Pero con todo… Cristo se retiraba con frecuencia al Monte. Antes de comenzar su ministerio se escapó 40 días al desierto.
Cristo tenía claro el plan divino, y no realizó sino una parte; quería salvar a todos los hombres y sin embargo, no vivió entre ellos sino tres años. Quería ardientemente la salvación de todos sus contemporáneos, pero no evangelizó sino una pequeña porción de judíos. Y cuando lo apremiaban decía: Mi hora aún no ha llegado.
Cristo no podía sufrir ningún detrimento espiritual por su acción, ya que su unión al Padre era completa y continua. Cristo no tenía necesidad de reflexionar para cumplir la voluntad del Padre: conocía todo el plan de Dios, el conjunto y cada uno de sus detalles.

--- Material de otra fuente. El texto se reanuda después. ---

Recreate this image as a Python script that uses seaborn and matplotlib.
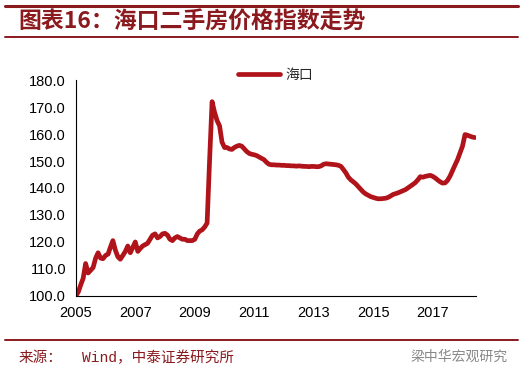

Y sin embargo se retiraba a orar. Él quería dar al Padre un homenaje puro de todo su tiempo, ocuparse de Él solo, para alabarle a Él solo y devolverle todo. Quería delante de su Padre, en el silencio de la soledad reunir en su corazón misericordioso toda la miseria humana para hacerla más y más suya, para sentirse oprimido, para llorarla. Él quería en su vida de hombre afirmar el derecho soberano de la divinidad; Él quería como cabeza de la humanidad unirse más íntimamente a cada existencia humana, fijar su mirada en la historia del mundo que quería salvar.
Cristo que rectifica toda la actividad humana no se dejó arrastrar por la acción. Él, que tenía como nadie el deseo ardiente de la salud de sus hermanos, se recogía y oraba.
¡Yo!
Nosotros no somos sino discípulos y pecadores. ¿Cómo podremos realizar el plan divino si no detenemos con frecuencia nuestra mirada sobre Cristo y sobre Dios? Nuestros planes, que deben ser partes del plan de Dios, deben cada día ser revisados, corregidos. Esto se hace sobre todo en las horas de calma, de recogimiento, de oración.
Después de la acción hay que volver continuamente a la oración para encontrarse a sí mismo y encontrar a Dios; para darse cuenta, sin pasión, si en verdad caminamos en el camino divino, para escuchar de nuevo el llamado del Padre, para sintonizar con las ondas divinas, para desplegar las velas, según el soplo del Espíritu. Nuestros planes de apostolado necesitan control y tanto mayor mientras somos más generosos. ¿Cuántas veces queremos abrazar demasiado, más de lo que puedan abrazar nuestros brazos? ¡Hay que reducir aún las ambiciones apostólicas, para hacer bien lo que se hace! Lo demás ha de expresarse en oraciones, pero su ejecución hay que dejarla a Dios y a los otros.
Para guardar el contacto con Dios, para mantenerse siempre bajo el impulso del Espíritu, para no construir sino según el deseo de Cristo, hay que imponer periódicamente restricciones a su programa. La acción llega a ser dañina cuando rompe la unión con Dios. No se trata de la unión sensible, pero sí de la unión verdadera, la fidelidad hasta en los detalles al querer divino. El equilibrio de las vidas apostólicas sólo se puede obtener en la oración. Los santos guardan el equilibrio perfecto entre una oración y una acción que se compenetran hasta no poder separarse, pero todos ellos se han impuesto horas, días, meses en que se entregan a la santa contemplación.
En esta contemplación aprenderemos a no tener más regla de nuestro querer que el querer divino. Si nuestros planes sobrepasan el querer divino, consolémonos, hombres de corta visión, agradezcamos a Dios de habernos asociado a su obra en el sector de la humanidad que a cada uno nos muestra, pequeño para algunos, amplio para otros. Al querer ensancharlo a nuestro gusto y no al gusto divino no haríamos más que fracasar. Después de todo, nuestra actividad, ¿No nos une enteramente a la oración divina que salva al mundo? Al desear con todo nuestro deseo lo que Dios quiere, nos asociamos a todo lo que Él hace en la humanidad y lo realizamos en Él.